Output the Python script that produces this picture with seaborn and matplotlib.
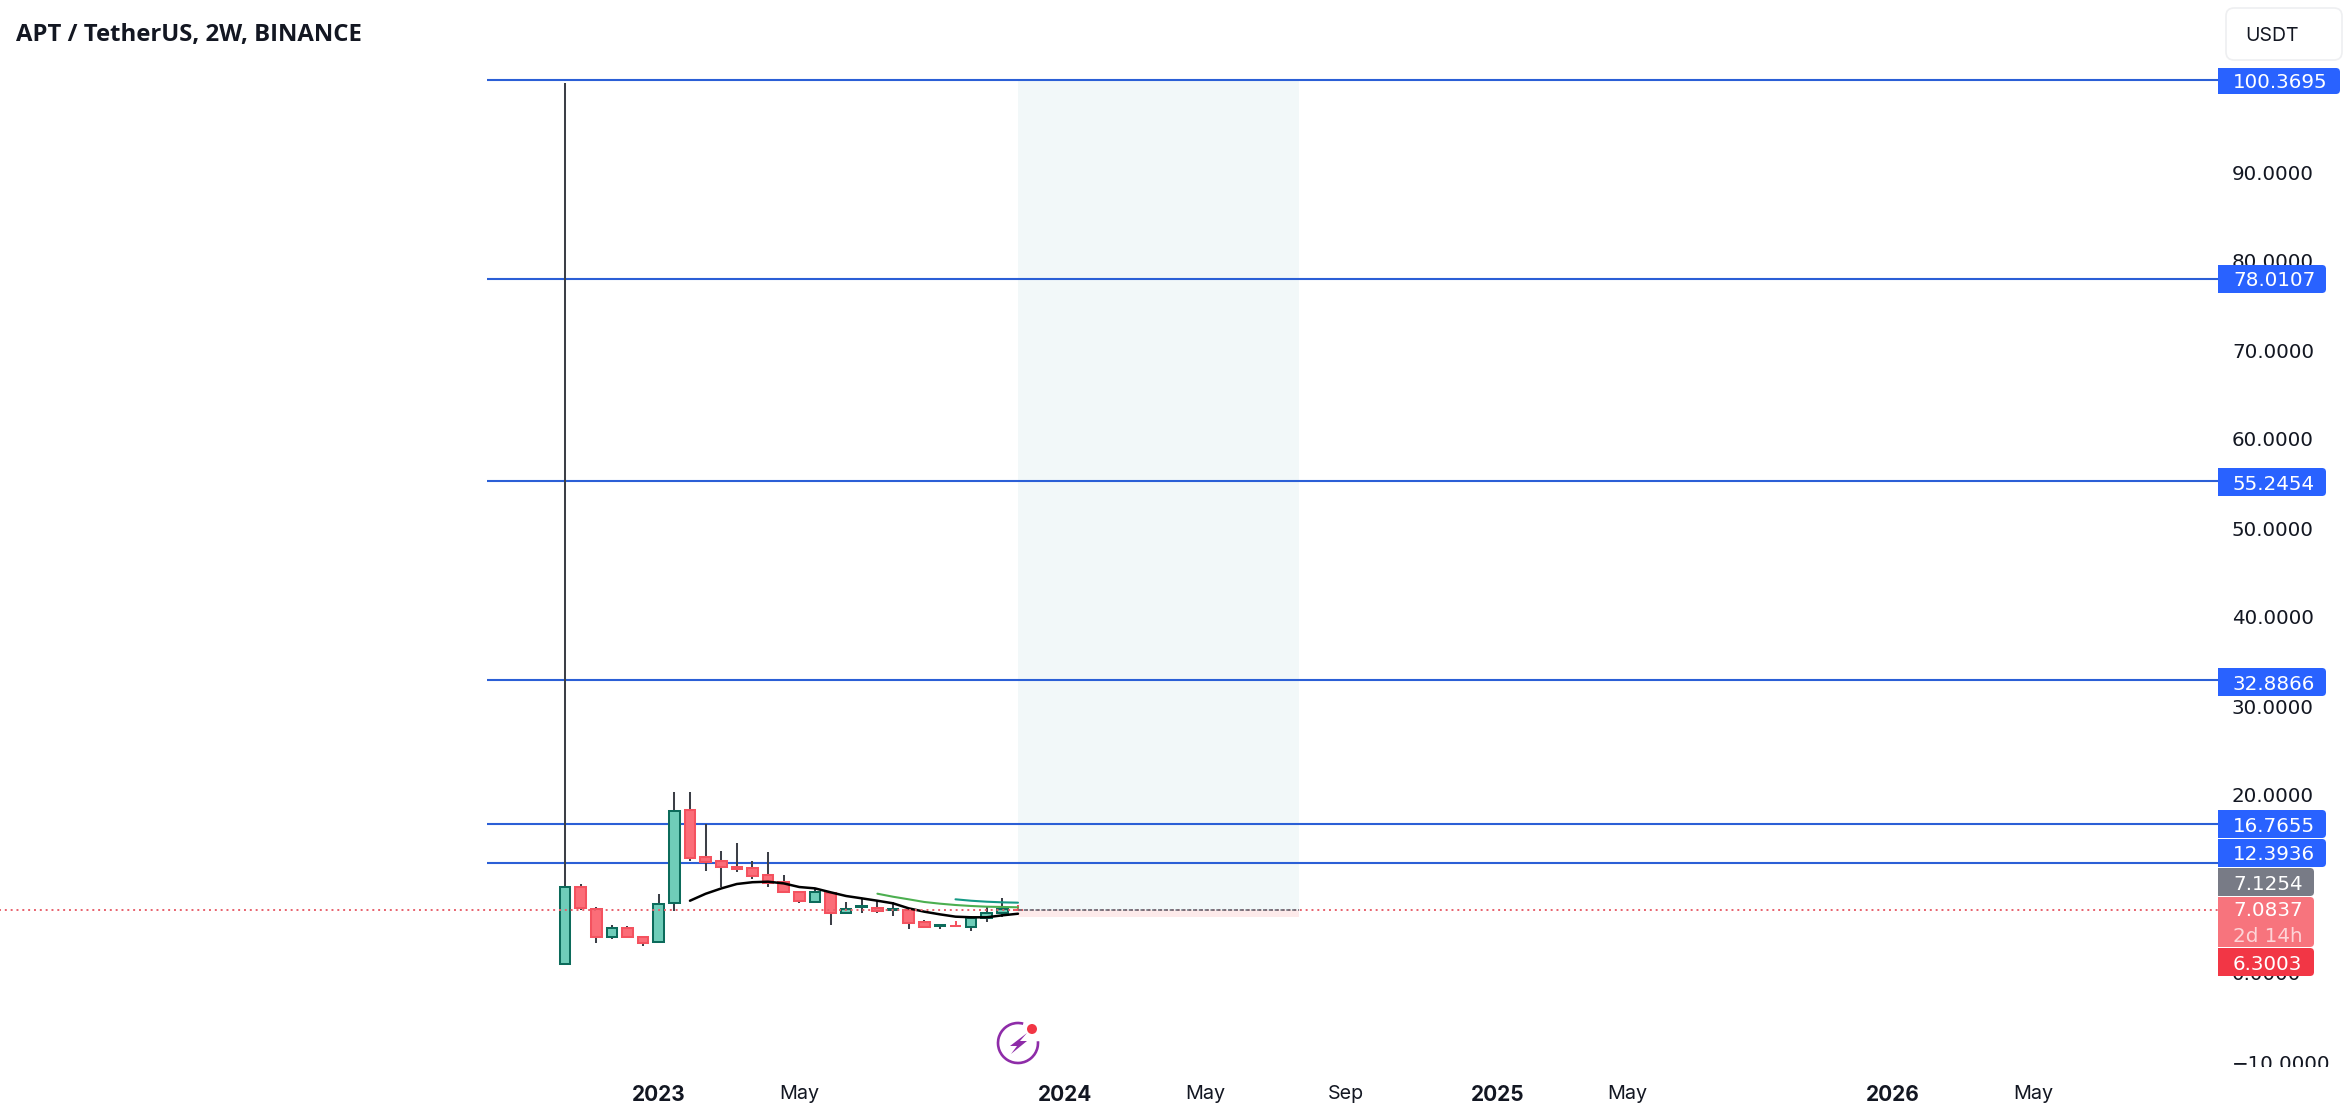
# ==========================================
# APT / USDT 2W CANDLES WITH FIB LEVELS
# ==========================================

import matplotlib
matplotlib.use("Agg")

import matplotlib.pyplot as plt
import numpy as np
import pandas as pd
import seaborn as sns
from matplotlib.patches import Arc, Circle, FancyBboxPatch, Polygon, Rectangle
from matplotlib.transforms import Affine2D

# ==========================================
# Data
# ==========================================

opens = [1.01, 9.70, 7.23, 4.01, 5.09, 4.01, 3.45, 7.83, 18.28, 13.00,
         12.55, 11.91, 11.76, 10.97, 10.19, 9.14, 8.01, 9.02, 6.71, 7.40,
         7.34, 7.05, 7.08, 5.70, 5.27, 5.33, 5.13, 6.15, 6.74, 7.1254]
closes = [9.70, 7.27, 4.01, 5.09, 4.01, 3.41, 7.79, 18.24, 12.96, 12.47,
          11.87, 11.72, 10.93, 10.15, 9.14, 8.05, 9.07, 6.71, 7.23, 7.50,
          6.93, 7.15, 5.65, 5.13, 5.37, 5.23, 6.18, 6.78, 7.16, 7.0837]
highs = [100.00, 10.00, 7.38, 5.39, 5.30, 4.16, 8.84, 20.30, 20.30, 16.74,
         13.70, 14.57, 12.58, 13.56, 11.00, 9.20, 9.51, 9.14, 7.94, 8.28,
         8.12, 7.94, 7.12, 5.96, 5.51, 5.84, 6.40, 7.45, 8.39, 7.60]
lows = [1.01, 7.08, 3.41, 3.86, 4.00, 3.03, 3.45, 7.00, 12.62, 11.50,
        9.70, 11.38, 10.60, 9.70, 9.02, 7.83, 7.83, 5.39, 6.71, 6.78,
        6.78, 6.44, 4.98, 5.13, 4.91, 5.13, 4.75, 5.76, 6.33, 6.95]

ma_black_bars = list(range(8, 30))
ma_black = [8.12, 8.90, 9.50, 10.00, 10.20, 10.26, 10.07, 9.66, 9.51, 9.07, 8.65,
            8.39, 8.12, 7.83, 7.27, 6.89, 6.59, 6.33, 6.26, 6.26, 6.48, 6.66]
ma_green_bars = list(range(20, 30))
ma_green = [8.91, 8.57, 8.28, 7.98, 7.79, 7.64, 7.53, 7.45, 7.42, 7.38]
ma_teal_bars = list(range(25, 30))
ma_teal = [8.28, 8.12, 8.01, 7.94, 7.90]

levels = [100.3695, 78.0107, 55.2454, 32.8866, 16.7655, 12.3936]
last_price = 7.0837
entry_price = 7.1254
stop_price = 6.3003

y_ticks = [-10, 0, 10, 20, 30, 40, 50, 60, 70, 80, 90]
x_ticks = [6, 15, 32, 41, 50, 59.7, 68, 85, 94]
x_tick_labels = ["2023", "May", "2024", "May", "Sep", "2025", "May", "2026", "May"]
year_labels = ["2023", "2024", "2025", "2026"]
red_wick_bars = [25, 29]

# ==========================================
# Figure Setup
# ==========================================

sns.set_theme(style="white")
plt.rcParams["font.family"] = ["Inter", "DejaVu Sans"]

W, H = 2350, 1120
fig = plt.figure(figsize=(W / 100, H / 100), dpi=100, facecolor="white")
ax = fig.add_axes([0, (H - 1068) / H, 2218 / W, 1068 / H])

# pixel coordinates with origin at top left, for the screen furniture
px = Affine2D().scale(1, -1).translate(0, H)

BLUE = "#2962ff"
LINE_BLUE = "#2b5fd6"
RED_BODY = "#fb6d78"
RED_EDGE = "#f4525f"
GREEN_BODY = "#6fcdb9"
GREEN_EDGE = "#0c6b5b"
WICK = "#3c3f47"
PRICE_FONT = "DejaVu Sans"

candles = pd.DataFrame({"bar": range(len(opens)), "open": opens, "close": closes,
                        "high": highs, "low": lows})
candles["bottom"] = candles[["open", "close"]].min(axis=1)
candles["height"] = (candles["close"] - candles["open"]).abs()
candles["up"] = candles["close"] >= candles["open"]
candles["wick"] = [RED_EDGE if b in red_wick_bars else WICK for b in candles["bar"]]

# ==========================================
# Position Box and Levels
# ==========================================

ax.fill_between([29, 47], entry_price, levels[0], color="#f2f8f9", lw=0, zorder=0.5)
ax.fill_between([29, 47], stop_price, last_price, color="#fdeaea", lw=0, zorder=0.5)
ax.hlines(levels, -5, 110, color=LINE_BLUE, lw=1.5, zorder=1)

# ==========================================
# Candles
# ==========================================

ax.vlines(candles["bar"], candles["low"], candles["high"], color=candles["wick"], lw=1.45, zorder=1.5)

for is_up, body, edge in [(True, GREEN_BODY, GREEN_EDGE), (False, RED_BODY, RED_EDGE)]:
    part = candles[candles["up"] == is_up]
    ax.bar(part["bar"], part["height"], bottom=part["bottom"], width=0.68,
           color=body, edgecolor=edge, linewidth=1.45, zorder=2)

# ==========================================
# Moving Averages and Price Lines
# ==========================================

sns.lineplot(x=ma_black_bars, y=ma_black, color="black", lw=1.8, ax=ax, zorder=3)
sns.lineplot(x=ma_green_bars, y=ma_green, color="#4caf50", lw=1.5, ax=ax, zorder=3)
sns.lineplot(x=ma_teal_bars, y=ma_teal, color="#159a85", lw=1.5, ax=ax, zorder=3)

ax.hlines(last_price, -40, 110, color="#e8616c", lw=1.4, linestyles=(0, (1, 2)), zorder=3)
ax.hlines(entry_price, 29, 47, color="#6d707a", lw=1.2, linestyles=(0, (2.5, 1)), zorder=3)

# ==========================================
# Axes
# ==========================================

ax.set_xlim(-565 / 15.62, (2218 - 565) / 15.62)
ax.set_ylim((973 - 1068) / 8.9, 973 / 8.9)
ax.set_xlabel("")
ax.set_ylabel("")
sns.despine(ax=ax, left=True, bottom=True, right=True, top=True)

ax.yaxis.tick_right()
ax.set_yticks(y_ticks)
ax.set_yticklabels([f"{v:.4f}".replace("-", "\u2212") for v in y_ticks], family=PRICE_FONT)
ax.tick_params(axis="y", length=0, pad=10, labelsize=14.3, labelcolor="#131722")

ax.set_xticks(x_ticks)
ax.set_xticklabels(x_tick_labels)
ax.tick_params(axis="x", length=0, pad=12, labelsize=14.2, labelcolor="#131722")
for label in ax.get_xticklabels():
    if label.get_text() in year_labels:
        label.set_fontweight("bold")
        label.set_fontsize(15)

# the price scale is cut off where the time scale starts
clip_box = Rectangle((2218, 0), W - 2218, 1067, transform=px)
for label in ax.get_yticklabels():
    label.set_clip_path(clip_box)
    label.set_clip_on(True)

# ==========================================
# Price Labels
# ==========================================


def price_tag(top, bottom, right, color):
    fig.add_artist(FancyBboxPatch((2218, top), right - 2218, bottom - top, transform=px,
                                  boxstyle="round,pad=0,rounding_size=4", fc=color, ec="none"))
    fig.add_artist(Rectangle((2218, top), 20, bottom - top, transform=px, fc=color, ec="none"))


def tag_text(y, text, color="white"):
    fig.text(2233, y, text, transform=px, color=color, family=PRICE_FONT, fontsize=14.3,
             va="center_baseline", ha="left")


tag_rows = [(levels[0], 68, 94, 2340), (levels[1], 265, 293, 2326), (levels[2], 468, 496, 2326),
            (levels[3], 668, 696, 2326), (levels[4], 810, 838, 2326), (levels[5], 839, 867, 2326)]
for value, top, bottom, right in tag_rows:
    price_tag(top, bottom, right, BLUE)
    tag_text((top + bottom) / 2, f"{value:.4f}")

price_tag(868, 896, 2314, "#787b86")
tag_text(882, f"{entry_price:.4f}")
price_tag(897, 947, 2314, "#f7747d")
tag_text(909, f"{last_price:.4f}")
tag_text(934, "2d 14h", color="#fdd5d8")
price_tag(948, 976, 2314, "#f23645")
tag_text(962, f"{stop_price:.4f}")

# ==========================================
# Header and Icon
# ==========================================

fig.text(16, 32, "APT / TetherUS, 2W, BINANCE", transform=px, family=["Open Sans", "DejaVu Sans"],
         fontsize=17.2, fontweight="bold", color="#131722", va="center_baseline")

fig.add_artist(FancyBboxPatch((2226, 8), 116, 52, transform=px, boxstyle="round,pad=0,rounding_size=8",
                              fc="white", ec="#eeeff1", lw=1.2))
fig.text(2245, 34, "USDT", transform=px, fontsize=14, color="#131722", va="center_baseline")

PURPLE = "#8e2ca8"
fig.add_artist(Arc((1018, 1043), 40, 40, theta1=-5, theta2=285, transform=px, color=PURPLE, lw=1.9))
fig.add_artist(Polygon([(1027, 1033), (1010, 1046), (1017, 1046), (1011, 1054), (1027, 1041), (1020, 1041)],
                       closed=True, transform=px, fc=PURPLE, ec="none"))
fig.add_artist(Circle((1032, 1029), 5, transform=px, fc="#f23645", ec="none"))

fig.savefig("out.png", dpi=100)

=-=-=-=-=

_DIRECTIVE_
Pick each line holding the word "matplotlib" out of the listing.

_REPLY TO THE EXERCISE_
Output the Python script that produces this picture with seaborn and matplotlib.
import matplotlib
matplotlib.use("Agg")
import matplotlib.pyplot as plt
from matplotlib.patches import Arc, Circle, FancyBboxPatch, Polygon, Rectangle
from matplotlib.transforms import Affine2D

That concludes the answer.